In practice, that means vastly expanding the capabilities to predict complex weather patterns or even the ability of artificial intelligence to diagnose and predict disease.
Using the new microscopic MRI technique, researchers would feasibly be able to see the behavior and structure of atoms that was previously invisible, allowing them to help design and conceptualize the futuristic machines.
Today’s tech giants, including Intel, Google, and AT&T continue to ramp up investments in the development quantum technology, hoping to produce a machine that can be made at scale.
WHAT IS A QUANTUM COMPUTER AND HOW DOES IT WORK?
The key to a quantum computer is its ability to operate on the basis of a circuit not only being ‘on’ or ‘off’, but occupying a state that is both ‘on’ and ‘off’ at the same time.
While this may seem strange, it’s down to the laws of quantum mechanics, which govern the behaviour of the particles which make up an atom.
At this micro scale, matter acts in ways that would be impossible at the macro scale of the universe we live in.
Quantum mechanics allows these extremely small particles to exist in multiple states, known as ‘superposition’, until they are either seen or interfered with.
A scanning tunneling microscope shows a quantum bit from a phosphorus atom precisely positioned in silicon. Scientists have discovered how to make the qubits ‘talk to one another
A good analogy is that of a coin spinning in the air.

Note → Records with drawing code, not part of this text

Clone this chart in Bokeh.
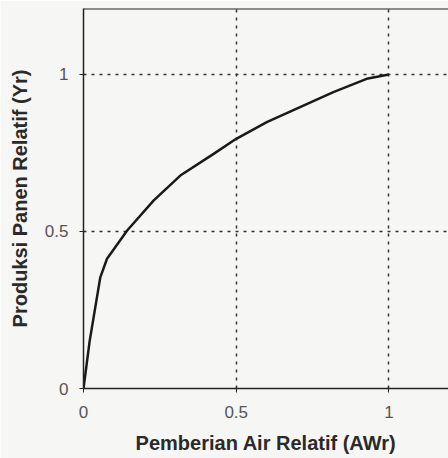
from bokeh.plotting import figure
from bokeh.models import Range1d, FixedTicker, Span
from bokeh.embed import file_html
from bokeh.resources import INLINE

# Data
awr = [0.0, 0.02, 0.055, 0.077, 0.143, 0.23, 0.317, 0.426, 0.5, 0.6, 0.709, 0.818, 0.927, 1.0]
yr = [0.0, 0.15, 0.354, 0.413, 0.503, 0.599, 0.678, 0.747, 0.795, 0.848, 0.896, 0.944, 0.986, 1.0]
x_ticks = [0, 0.5, 1]
y_ticks = [0, 0.5, 1]
x_label = "Pemberian Air Relatif (AWr)"
y_label = "Produksi Panen Relatif (Yr)"

bg = "#f6f6f4"
p = figure(width=448, height=458, output_backend="svg", toolbar_location=None,
           x_range=Range1d(0, 1.195), y_range=Range1d(0, 1.21),
           min_border_left=83, min_border_right=0, min_border_top=8, min_border_bottom=70,
           background_fill_color=bg, border_fill_color=bg)
p.outline_line_color = None

p.line(awr, yr, line_color="#1a1a1a", line_width=2.5)

for ax in (p.xaxis[0], p.yaxis[0]):
    ax.axis_line_color = "#222222"
    ax.axis_line_width = 1.5
    ax.major_tick_line_color = "#222222"
    ax.major_tick_out = 4
    ax.major_tick_in = 0
    ax.minor_tick_line_color = None
    ax.major_label_text_font = "Liberation Sans"
    ax.major_label_text_font_size = "17px"
    ax.major_label_text_color = "#555555"
    ax.axis_label_text_font = "Liberation Sans"
    ax.axis_label_text_font_size = "20px"
    ax.axis_label_text_font_style = "bold"
    ax.axis_label_text_color = "#2a2a2a"

p.xaxis.ticker = FixedTicker(ticks=x_ticks)
p.yaxis.ticker = FixedTicker(ticks=y_ticks)
p.xaxis.major_label_overrides = {0: "0", 0.5: "0.5", 1: "1"}
p.yaxis.major_label_overrides = {0: "0", 0.5: "0.5", 1: "1"}
p.xaxis.axis_label = x_label
p.yaxis.axis_label = y_label
p.xaxis.major_label_standoff = 13
p.yaxis.major_label_standoff = 11
p.xaxis.axis_label_standoff = 11
p.yaxis.axis_label_standoff = 11

p.xgrid.ticker = FixedTicker(ticks=[0.5, 1])
p.ygrid.ticker = FixedTicker(ticks=[0.5, 1])
for g in (p.xgrid[0], p.ygrid[0]):
    g.grid_line_color = "#333333"
    g.grid_line_width = 1.5
    g.grid_line_dash = "3 5"

p.add_layout(Span(location=1.21, dimension="width", line_color="#222222", line_width=2))

open("out.html", "w").write(file_html(p, INLINE))
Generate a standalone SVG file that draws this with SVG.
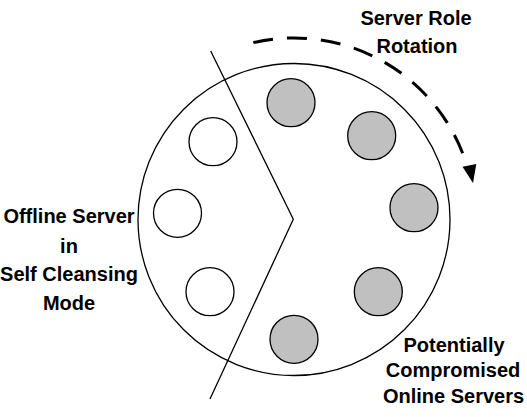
<svg xmlns="http://www.w3.org/2000/svg" width="527" height="417" viewBox="0 0 527 417">
  <style>
    .lbl { font-family: "Liberation Sans", Arial, sans-serif; font-weight: bold; font-size: 20px; fill: #000; text-anchor: middle; }
    .srv { stroke: #000; stroke-width: 1.3; }
    .on { fill: #c0c0c0; }
    .off { fill: #fff; }
  </style>
  <rect width="527" height="417" fill="#fff"/>
  <g id="ring">
    <circle cx="294" cy="219.5" r="156" fill="none" stroke="#000" stroke-width="1.3"/>
  </g>
  <g id="divider">
    <polyline points="210.7,51 293.3,219.3 210,399" fill="none" stroke="#000" stroke-width="1.3"/>
  </g>
  <g id="online-1"><circle class="srv on" cx="291" cy="102.7" r="24"/></g>
  <g id="online-2"><circle class="srv on" cx="371.7" cy="135.7" r="24"/></g>
  <g id="online-3"><circle class="srv on" cx="414" cy="207.7" r="24"/></g>
  <g id="online-4"><circle class="srv on" cx="378.3" cy="291.7" r="24"/></g>
  <g id="online-5"><circle class="srv on" cx="294" cy="339.3" r="24"/></g>
  <g id="offline-1"><circle class="srv off" cx="213" cy="141.7" r="24"/></g>
  <g id="offline-2"><circle class="srv off" cx="177.5" cy="213.3" r="24"/></g>
  <g id="offline-3"><circle class="srv off" cx="210" cy="291.7" r="24"/></g>
  <g id="connectors">
    <path d="M 253.3 42.6 A 181 181 0 0 1 467.1 166.1" fill="none" stroke="#000" stroke-width="3" stroke-dasharray="20 14"/>
    <polygon points="473,183 476.3,164 462.5,166.8" fill="#000"/>
  </g>
  <g id="label-rotation">
    <text class="lbl" x="416" y="25">Server Role</text>
    <text class="lbl" x="417" y="53">Rotation</text>
  </g>
  <g id="label-offline">
    <text class="lbl" x="69" y="223">Offline Server</text>
    <text class="lbl" x="69" y="253">in</text>
    <text class="lbl" x="69" y="281">Self Cleansing</text>
    <text class="lbl" x="69" y="310">Mode</text>
  </g>
  <g id="label-online">
    <text class="lbl" x="454" y="352">Potentially</text>
    <text class="lbl" x="453" y="377">Compromised</text>
    <text class="lbl" x="453.5" y="403">Online Servers</text>
  </g>
</svg>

It cannot be said to be either a ‘heads’ or ‘tails’ until it lands.
The heart of modern computing is binary code, which has served computers for decades.
While a classical computer has ‘bits’ made up of zeros and ones, a quantum computer has ‘qubits’ which can take on the value of zero or one, or even both simultaneously.
One of the major stumbling blocks for the development of quantum computers has been demonstrating they can beat classical computers.
Google, IBM, and Intel are among companies competing to achieve this.